▸ **Task to complete**:
Without the pictures, output the lines of the material from the very first through the one that holds "(kdT) at (287,398)".

▸ **Data section**:
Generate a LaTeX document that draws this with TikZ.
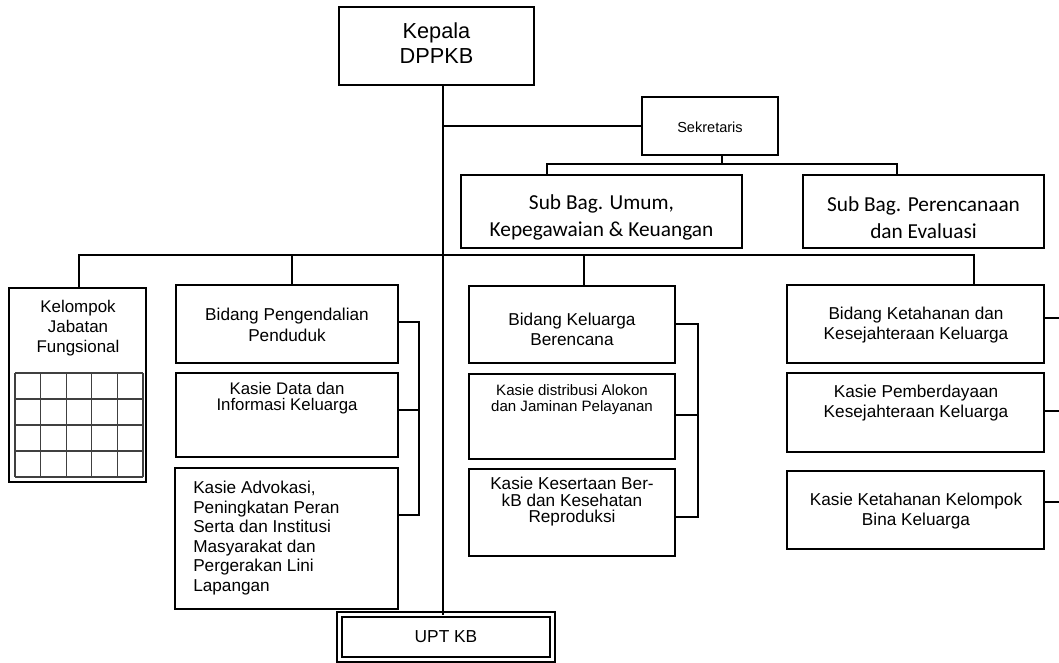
\documentclass[tikz,border=0pt]{standalone}
\usepackage{fontspec}
\setmainfont{Liberation Sans}
\newfontfamily\calfont{Carlito}
\begin{document}
\begin{tikzpicture}[x=0.75pt,y=-0.75pt,
  bx/.style 2 args={draw, line width=1.5pt, inner sep=0pt, outer sep=0pt, rectangle,
     minimum width=#1*0.75pt, minimum height=#2*0.75pt},
  conn/.style={draw, line width=1.5pt},
  gridln/.style={draw=black!75, line width=1pt},
  txt/.style={inner sep=0pt, align=center, font=\fontsize{12.9}{15}\selectfont},
  tighttxt/.style={inner sep=0pt, align=center, font=\fontsize{12.9}{12.4}\selectfont},
  caltxt/.style={inner sep=0pt, align=center, font=\calfont\fontsize{16}{20.25}\selectfont}]
\useasboundingbox (0,0) rectangle (1059,663);

% boxes
\node[bx={195}{78}] (kepala) at (436.5,46) {};
\node[inner sep=0pt, align=center, font=\fontsize{16.3}{18.75}\selectfont] (kepalaT) at (436.5,43) {Kepala\\DPPKB};

\node[bx={136}{58}] (sek) at (710,126) {};
\node[inner sep=0pt, font=\fontsize{10.9}{12}\selectfont] (sekT) at (710,127) {Sekretaris};

\node[bx={281}{73}] (umum) at (601.5,211.5) {};
\node[caltxt] (umumT) at (601.5,217) {Sub Bag. Umum,\\Kepegawaian \& Keuangan};

\node[bx={241}{73}] (ren) at (923.5,211.5) {};
\node[caltxt] (renT) at (923.5,218) {Sub Bag. Perencanaan\\dan Evaluasi};

\node[bx={137}{194}] (kel) at (77.5,385) {};
\node[txt, font=\fontsize{12.7}{15}\selectfont] (kelT) at (78,328) {Kelompok\\Jabatan\\Fungsional};
\foreach \i in {0,...,5} {
  \draw[gridln] (15+25.6*\i,373) -- (15+25.6*\i,477);
}
\foreach \j in {0,...,4} {
  \draw[gridln] (15,373+26*\j) -- (143,373+26*\j);
}

\node[bx={222}{78}] (bp) at (287,324) {};
\node[txt, font=\fontsize{12.9}{15.75}\selectfont] (bpT) at (287,325) {Bidang Pengendalian\\Penduduk};

\node[bx={222}{84}] (kd) at (287,415) {};
\node[tighttxt, font=\fontsize{12.6}{12.2}\selectfont] (kdT) at (287,398) {Kasie Data dan\\Informasi Keluarga};

\node[bx={223}{141}] (ka) at (286.5,538.5) {};
\node[inner sep=0pt, align=left, anchor=west, font=\fontsize{12.9}{14.7}\selectfont] (kaT) at (193,538)
  {Kasie Advokasi,\\Peningkatan Peran\\Serta dan Institusi\\Masyarakat dan\\Pergerakan Lini\\Lapangan};

\node[bx={206}{77}] (bkb) at (572,324.5) {};
\node[txt] (bkbT) at (572,329) {Bidang Keluarga\\Berencana};

\node[bx={206}{85}] (kdis) at (572,416.5) {};
\node[inner sep=0pt, align=center, font=\fontsize{11.3}{12}\selectfont] (kdisT) at (572,400) {Kasie distribusi Alokon\\dan Jaminan Pelayanan};

\node[bx={206}{87}] (kks) at (572,512.5) {};
\node[tighttxt] (kksT) at (572,502) {Kasie Kesertaan Ber-\\kB dan Kesehatan\\Reproduksi};

\node[bx={257}{78}] (bkt) at (915.5,324) {};
\node[txt] (bktT) at (916,325) {Bidang Ketahanan dan\\Kesejahteraan Keluarga};

\node[bx={257}{79}] (kpk) at (915.5,412.5) {};
\node[txt] (kpkT) at (916,403) {Kasie Pemberdayaan\\Kesejahteraan Keluarga};

\node[bx={257}{78}] (kkk) at (915.5,510) {};
\node[txt] (kkkT) at (916,511) {Kasie Ketahanan Kelompok\\Bina Keluarga};

\node[draw, double, double distance=2.85pt, line width=0.9pt, inner sep=0pt, outer sep=0pt,
  minimum width=213*0.75pt, minimum height=45*0.75pt] (upt) at (446,637) {};
\node[inner sep=0pt, font=\fontsize{13}{15}\selectfont] (uptT) at (446,637) {UPT KB};

% coordinates
\coordinate (mx) at (443,0);
\coordinate (sb) at (722,164);
\coordinate (umx) at (547,164);
\coordinate (renx) at (897,164);
\coordinate (h1) at (79,255);
\coordinate (h2) at (292,255);
\coordinate (h3) at (584,255);
\coordinate (h4) at (974,255);
\coordinate (lb1) at (419,322);
\coordinate (lb2) at (419,410);
\coordinate (lb3) at (419,515);
\coordinate (mb1) at (698,324);
\coordinate (mb2) at (698,415);
\coordinate (mb3) at (698,517);
\coordinate (r1) at (1059,318);
\coordinate (r2) at (1059,411);
\coordinate (r3) at (1059,502);

% connectors
\draw[conn] (kepala.south -| mx) -- (upt.north -| mx);
\draw[conn] (mx |- sek.west) -- (sek.west);
\draw[conn] (sek.south -| sb) -- (sb);
\draw[conn] (umum.north -| umx) -- (umx) -- (renx) -- (ren.north -| renx);
\draw[conn] (kel.north -| h1) -- (h1) -- (h4) -- (bkt.north -| h4);
\draw[conn] (h2) -- (bp.north -| h2);
\draw[conn] (h3) -- (bkb.north -| h3);
\draw[conn] (bp.east |- lb1) -- (lb1) -- (lb3) -- (ka.east |- lb3);
\draw[conn] (kd.east |- lb2) -- (lb2);
\draw[conn] (bkb.east |- mb1) -- (mb1) -- (mb3) -- (kks.east |- mb3);
\draw[conn] (kdis.east |- mb2) -- (mb2);
\draw[conn] (bkt.east |- r1) -- (r1);
\draw[conn] (kpk.east |- r2) -- (r2);
\draw[conn] (kkk.east |- r3) -- (r3);
\end{tikzpicture}
\end{document}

▸ **Completed task**:
Generate a LaTeX document that draws this with TikZ.
\documentclass[tikz,border=0pt]{standalone}
\usepackage{fontspec}
\setmainfont{Liberation Sans}
\newfontfamily\calfont{Carlito}
\begin{document}
\begin{tikzpicture}[x=0.75pt,y=-0.75pt,
  bx/.style 2 args={draw, line width=1.5pt, inner sep=0pt, outer sep=0pt, rectangle,
     minimum width=#1*0.75pt, minimum height=#2*0.75pt},
  conn/.style={draw, line width=1.5pt},
  gridln/.style={draw=black!75, line width=1pt},
  txt/.style={inner sep=0pt, align=center, font=\fontsize{12.9}{15}\selectfont},
  tighttxt/.style={inner sep=0pt, align=center, font=\fontsize{12.9}{12.4}\selectfont},
  caltxt/.style={inner sep=0pt, align=center, font=\calfont\fontsize{16}{20.25}\selectfont}]
\useasboundingbox (0,0) rectangle (1059,663);

% boxes
\node[bx={195}{78}] (kepala) at (436.5,46) {};
\node[inner sep=0pt, align=center, font=\fontsize{16.3}{18.75}\selectfont] (kepalaT) at (436.5,43) {Kepala\\DPPKB};

\node[bx={136}{58}] (sek) at (710,126) {};
\node[inner sep=0pt, font=\fontsize{10.9}{12}\selectfont] (sekT) at (710,127) {Sekretaris};

\node[bx={281}{73}] (umum) at (601.5,211.5) {};
\node[caltxt] (umumT) at (601.5,217) {Sub Bag. Umum,\\Kepegawaian \& Keuangan};

\node[bx={241}{73}] (ren) at (923.5,211.5) {};
\node[caltxt] (renT) at (923.5,218) {Sub Bag. Perencanaan\\dan Evaluasi};

\node[bx={137}{194}] (kel) at (77.5,385) {};
\node[txt, font=\fontsize{12.7}{15}\selectfont] (kelT) at (78,328) {Kelompok\\Jabatan\\Fungsional};
\foreach \i in {0,...,5} {
  \draw[gridln] (15+25.6*\i,373) -- (15+25.6*\i,477);
}
\foreach \j in {0,...,4} {
  \draw[gridln] (15,373+26*\j) -- (143,373+26*\j);
}

\node[bx={222}{78}] (bp) at (287,324) {};
\node[txt, font=\fontsize{12.9}{15.75}\selectfont] (bpT) at (287,325) {Bidang Pengendalian\\Penduduk};

\node[bx={222}{84}] (kd) at (287,415) {};
\node[tighttxt, font=\fontsize{12.6}{12.2}\selectfont] (kdT) at (287,398) {Kasie Data dan\\Informasi Keluarga};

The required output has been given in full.